* DATA PROVIDED *
============
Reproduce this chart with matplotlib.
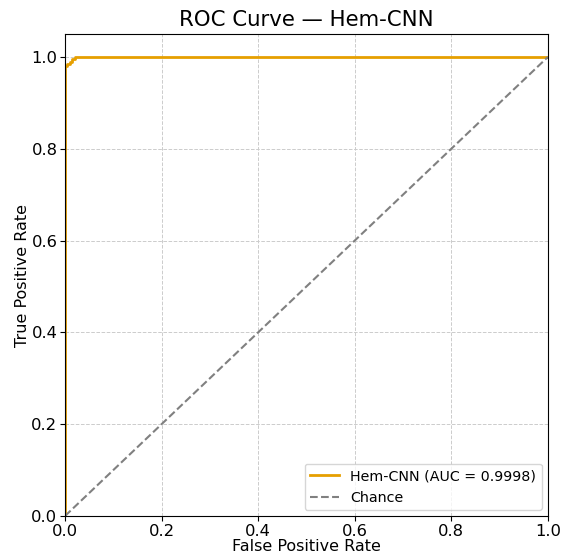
import matplotlib
matplotlib.use("Agg")
import matplotlib.pyplot as plt

# ROC points
fpr = [0.0, 0.0, 0.0, 0.005, 0.005, 0.01, 0.01, 0.015, 0.015, 0.02, 0.02, 1.0]
tpr = [0.0, 0.5, 0.98, 0.98, 0.985, 0.985, 0.99, 0.99, 0.995, 0.995, 1.0, 1.0]
auc = 0.9998
chance = [0.0, 1.0]

fig = plt.figure(figsize=(5.63, 5.59), dpi=100)
ax = fig.add_axes([0.1155, 0.077, 0.8575, 0.862])

ax.plot(fpr, tpr, color="#E69F00", lw=2, label=f"Hem-CNN (AUC = {auc:.4f})")
ax.plot(chance, chance, color="gray", lw=1.5, ls="--", label="Chance")

ax.set_xlim(0, 1)
ax.set_ylim(0, 1.05)
ax.grid(True, ls="--", lw=0.7, color="#cccccc")
ax.set_xlabel("False Positive Rate", fontsize=11.5, labelpad=0)
ax.set_ylabel("True Positive Rate", fontsize=11.5, labelpad=1)
ax.set_title("ROC Curve — Hem-CNN", fontsize=15.3)
ax.tick_params(labelsize=11.8, pad=2)
ax.legend(loc="lower right", fontsize=10.3, borderaxespad=0.4)

fig.savefig("out.png", dpi=100)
============
* TASK INSTRUCTIONS *
Omitting all images, print the listing exactly.

* SOLVED EXERCISE *
Reproduce this chart with matplotlib.
import matplotlib
matplotlib.use("Agg")
import matplotlib.pyplot as plt

# ROC points
fpr = [0.0, 0.0, 0.0, 0.005, 0.005, 0.01, 0.01, 0.015, 0.015, 0.02, 0.02, 1.0]
tpr = [0.0, 0.5, 0.98, 0.98, 0.985, 0.985, 0.99, 0.99, 0.995, 0.995, 1.0, 1.0]
auc = 0.9998
chance = [0.0, 1.0]

fig = plt.figure(figsize=(5.63, 5.59), dpi=100)
ax = fig.add_axes([0.1155, 0.077, 0.8575, 0.862])

ax.plot(fpr, tpr, color="#E69F00", lw=2, label=f"Hem-CNN (AUC = {auc:.4f})")
ax.plot(chance, chance, color="gray", lw=1.5, ls="--", label="Chance")

ax.set_xlim(0, 1)
ax.set_ylim(0, 1.05)
ax.grid(True, ls="--", lw=0.7, color="#cccccc")
ax.set_xlabel("False Positive Rate", fontsize=11.5, labelpad=0)
ax.set_ylabel("True Positive Rate", fontsize=11.5, labelpad=1)
ax.set_title("ROC Curve — Hem-CNN", fontsize=15.3)
ax.tick_params(labelsize=11.8, pad=2)
ax.legend(loc="lower right", fontsize=10.3, borderaxespad=0.4)

fig.savefig("out.png", dpi=100)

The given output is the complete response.